Let's talk about those House bills for universal background checks that Yamiche is talking about. Well, I spoke to senator, a key senator. That is Senator Joe Manchin of West Virginia, the Democrat. He told me and other reporters he is a no on those House background check votes.
That basically means they don't have a chance of passing. Now, he still perhaps could work on his own more limited background check bill. And his former partner in that, Republican Senator of Pennsylvania Pat Toomey, told me he is trying to have conversations and discussions to try and find some kind of bipartisan path on gun reform.
I asked him, could that even coalesce this week? He said, no, it won't happen this week.
So, it is a long path. And I think the farther we get from events like this, the harder the path for gun reform gets.
Well, I know you're going to continue to report on that.
But meantime, Lisa, the Biden administration has a number of other headaches, if you will, facing them in the Congress. At this point, we have, what, two Democrats who are threatening to block the administration's own nominees for top administration positions. Tell us what's going on there.
This is an extraordinary development just in the past couple of hours. This is led by Senator Tammy Duckworth of Illinois, joined by Mazie Hirono of Hawaii.
They are protesting the lack of AAPI — that's Asian American and Pacific Islander — representation among Cabinet secretaries. President Biden does not have any AAPI Cabinet secretaries. And only one member of his Cabinet, the trade representative, is Asian American.
Now, we talked to Senator Duckworth earlier today. And she expressed why she is saying she will not support any more Biden nominees until she gets a guarantee of more diversity in the next opening slots. Here's what she said.
Sen. Tammy Duckworth:
To be told that, well, you have Kamala Harris — we're very proud of her — you don't need anybody else is insulting.
At this point, they can call me and tell me what their proposal is. But, until then, I am a no-vote on all — on the floor on all non-diversity nominees.
That's all nominees, including judicial nominees.
And I should say she was speaking to other reporters. That audio was courtesy of the pool.
So, Yamiche, the White House is seeing all this. How worried are they about what this means for the nominees yet to come and, frankly, for the rest of their agenda?
Well, this is something that is definitely, you can tell, troubling to the White House. The White House has in some ways been mom right now. There's been no statements released.

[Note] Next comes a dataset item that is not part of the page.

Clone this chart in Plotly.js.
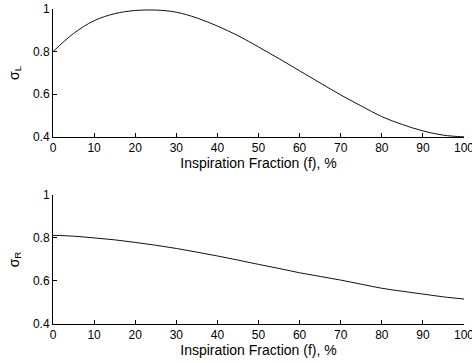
<!DOCTYPE html>
<html><head><meta charset="utf-8">
<script src="https://cdn.plot.ly/plotly-3.0.1.min.js"></script>
<style>html,body{margin:0;padding:0;background:#fff}#c{width:472px;height:363px}</style>
</head><body><div id="c"></div>
<script>
var fraction = [0,5,10,15,20,25,30,35,40,45,50,55,60,65,70,75,80,85,90,95,100];
var sigmaL = [0.80,0.885,0.945,0.978,0.993,0.995,0.985,0.958,0.92,0.875,0.822,0.767,0.71,0.653,0.597,0.545,0.495,0.458,0.428,0.408,0.40];
var sigmaR = [0.812,0.808,0.80,0.791,0.779,0.766,0.751,0.734,0.716,0.697,0.677,0.658,0.638,0.621,0.604,0.585,0.566,0.552,0.539,0.526,0.516];
var xTitle = 'Inspiration Fraction (f), %';
var yTitleTop = 'σ<sub>L</sub>';
var yTitleBottom = 'σ<sub>R</sub>';

var fontFam = 'Liberation Sans, Arial, sans-serif';
var lineStyle = {color:'#111', width:1, shape:'spline'};
function xa(anchor){return {range:[0,100], dtick:10, tick0:0, ticks:'inside', ticklen:4, tickcolor:'#000',
  showline:true, linecolor:'#000', linewidth:1, showgrid:false, zeroline:false, anchor:anchor,
  ticklabeloverflow:'allow',
  tickfont:{family:fontFam,size:12,color:'#000'},
  title:{text:xTitle, font:{family:fontFam,size:14,color:'#000'}, standoff:3}};}
function ya(anchor,t,dom){return {range:[0.4,1], dtick:0.2, tick0:0.4, ticks:'inside', ticklen:4, tickcolor:'#000',
  showline:true, linecolor:'#000', linewidth:1, showgrid:false, zeroline:false, anchor:anchor, domain:dom,
  ticklabeloverflow:'allow',
  tickfont:{family:fontFam,size:12,color:'#000'},
  title:{text:t, font:{family:fontFam,size:14,color:'#000'}, standoff:10}};}

var data = [
 {x:fraction, y:sigmaL, type:'scatter', mode:'lines', line:lineStyle, xaxis:'x', yaxis:'y', cliponaxis:false},
 {x:fraction, y:sigmaR, type:'scatter', mode:'lines', line:lineStyle, xaxis:'x2', yaxis:'y2', cliponaxis:false}
];
var layout = {
 width:472, height:363, showlegend:false,
 margin:{l:53, r:8, t:9, b:39},
 paper_bgcolor:'#fff', plot_bgcolor:'#fff',
 xaxis: xa('y'),
 yaxis: ya('x', yTitleTop, [0.594,1]),
 xaxis2: xa('y2'),
 yaxis2: ya('x2', yTitleBottom, [0,0.41])
};
Plotly.newPlot('c', data, layout, {staticPlot:true, displayModeBar:false});
</script></body></html>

I have been talking to sources. None of them have wanted to go on the record with a comment just yet. That being said, you're already seeing the effect of these two senators banding together on this. You have the top Pentagon policy adviser, his nomination was already on thin ice, with Joe Manchin not saying whether or not he was going to back him.
Now these two senators make it almost impossible for that nomination to go through. So, that's the White House agenda already getting pushed back and really getting stalled by this stance. Another thing to note is that the Biden administration, while they say they have a lot of diversity, they also understand that this is something that is real and that will impact their agenda.
They're looking at infrastructure and wanting to pass $3 billion worth of legislation active — action to help with roads and bridges, and that may not be able to happen, even though, of course, right now, it's on nominees. It's a tight Senate.
Also, on immigration, President Biden has a big, big challenge on his hands. He wants to be more humane, wants to be more moral, he said. But this — what he wants is an immigration bill. And that's going to be tough when he's having trouble with Democratic senators, let alone GOP senators.
And Yamiche referring, of course, to that — what is reported to be a $3 trillion really massive infrastructure jobs and education package, which we haven't seen yet, but a lot of reporting about it.
And it's only two months in, just barely two months in to this administration.
Yamiche Alcindor, Lisa Desjardins, thank you both.